→ PROVIDED DATA:
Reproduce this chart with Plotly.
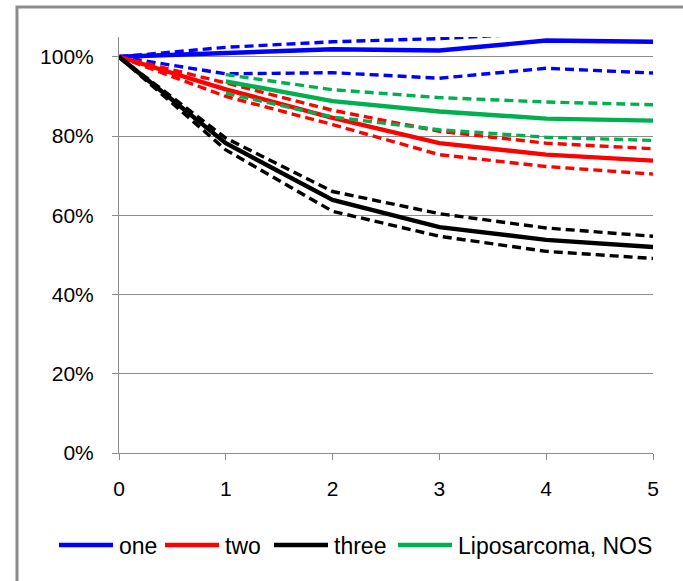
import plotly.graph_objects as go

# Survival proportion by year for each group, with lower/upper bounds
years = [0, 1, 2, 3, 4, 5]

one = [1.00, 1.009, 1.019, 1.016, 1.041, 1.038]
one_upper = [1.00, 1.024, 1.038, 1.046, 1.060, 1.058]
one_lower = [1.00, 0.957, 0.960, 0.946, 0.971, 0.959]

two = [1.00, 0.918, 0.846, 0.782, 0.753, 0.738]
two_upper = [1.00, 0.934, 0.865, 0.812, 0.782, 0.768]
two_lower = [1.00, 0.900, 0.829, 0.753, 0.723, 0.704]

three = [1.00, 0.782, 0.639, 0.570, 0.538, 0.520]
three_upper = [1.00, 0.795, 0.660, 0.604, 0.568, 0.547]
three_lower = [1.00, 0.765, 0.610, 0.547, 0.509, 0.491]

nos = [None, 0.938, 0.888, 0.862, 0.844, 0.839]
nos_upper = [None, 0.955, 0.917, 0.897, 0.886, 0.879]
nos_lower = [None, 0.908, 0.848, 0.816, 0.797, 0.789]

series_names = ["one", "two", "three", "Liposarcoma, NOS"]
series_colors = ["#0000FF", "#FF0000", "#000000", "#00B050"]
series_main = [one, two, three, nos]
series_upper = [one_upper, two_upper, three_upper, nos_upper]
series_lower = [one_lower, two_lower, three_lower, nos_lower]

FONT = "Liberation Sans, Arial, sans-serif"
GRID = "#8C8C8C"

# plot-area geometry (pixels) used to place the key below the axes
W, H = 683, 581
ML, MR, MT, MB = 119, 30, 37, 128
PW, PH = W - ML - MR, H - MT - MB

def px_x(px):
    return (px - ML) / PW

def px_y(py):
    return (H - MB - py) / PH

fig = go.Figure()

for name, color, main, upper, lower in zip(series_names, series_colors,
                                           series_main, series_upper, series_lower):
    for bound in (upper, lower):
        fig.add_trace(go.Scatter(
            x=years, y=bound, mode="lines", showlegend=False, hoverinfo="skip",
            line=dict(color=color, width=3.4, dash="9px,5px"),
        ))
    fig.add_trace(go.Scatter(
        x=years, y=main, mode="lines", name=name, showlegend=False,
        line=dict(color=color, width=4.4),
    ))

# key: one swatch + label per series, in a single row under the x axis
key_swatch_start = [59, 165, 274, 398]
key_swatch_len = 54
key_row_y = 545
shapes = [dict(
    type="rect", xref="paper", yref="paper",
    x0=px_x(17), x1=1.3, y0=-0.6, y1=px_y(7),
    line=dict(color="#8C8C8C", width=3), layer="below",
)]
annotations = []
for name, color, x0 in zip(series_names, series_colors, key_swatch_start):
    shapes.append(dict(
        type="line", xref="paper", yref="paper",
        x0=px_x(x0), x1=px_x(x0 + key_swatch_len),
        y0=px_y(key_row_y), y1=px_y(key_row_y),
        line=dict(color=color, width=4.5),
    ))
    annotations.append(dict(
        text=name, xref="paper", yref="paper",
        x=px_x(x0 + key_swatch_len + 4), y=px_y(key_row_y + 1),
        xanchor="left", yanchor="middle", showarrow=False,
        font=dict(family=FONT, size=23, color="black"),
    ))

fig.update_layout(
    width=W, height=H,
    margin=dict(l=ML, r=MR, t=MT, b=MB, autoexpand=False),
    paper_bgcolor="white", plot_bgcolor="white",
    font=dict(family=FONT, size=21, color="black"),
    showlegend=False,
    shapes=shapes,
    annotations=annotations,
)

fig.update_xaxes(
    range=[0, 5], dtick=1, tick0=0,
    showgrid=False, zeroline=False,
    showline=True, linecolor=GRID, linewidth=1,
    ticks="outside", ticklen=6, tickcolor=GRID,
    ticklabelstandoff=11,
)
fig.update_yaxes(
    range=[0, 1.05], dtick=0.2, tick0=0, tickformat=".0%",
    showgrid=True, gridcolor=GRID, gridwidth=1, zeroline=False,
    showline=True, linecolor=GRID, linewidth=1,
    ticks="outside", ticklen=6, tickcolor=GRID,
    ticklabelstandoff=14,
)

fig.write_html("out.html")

→ DIRECTION: Leave out the pictures, then repeat the listing above exactly from its first line to the line with "two_lower = [1.00, 0.900, 0.829, 0.753, 0.723, 0.704]", inclusive.

→ WRITTEN RESPONSE:
Reproduce this chart with Plotly.
import plotly.graph_objects as go

# Survival proportion by year for each group, with lower/upper bounds
years = [0, 1, 2, 3, 4, 5]

one = [1.00, 1.009, 1.019, 1.016, 1.041, 1.038]
one_upper = [1.00, 1.024, 1.038, 1.046, 1.060, 1.058]
one_lower = [1.00, 0.957, 0.960, 0.946, 0.971, 0.959]

two = [1.00, 0.918, 0.846, 0.782, 0.753, 0.738]
two_upper = [1.00, 0.934, 0.865, 0.812, 0.782, 0.768]
two_lower = [1.00, 0.900, 0.829, 0.753, 0.723, 0.704]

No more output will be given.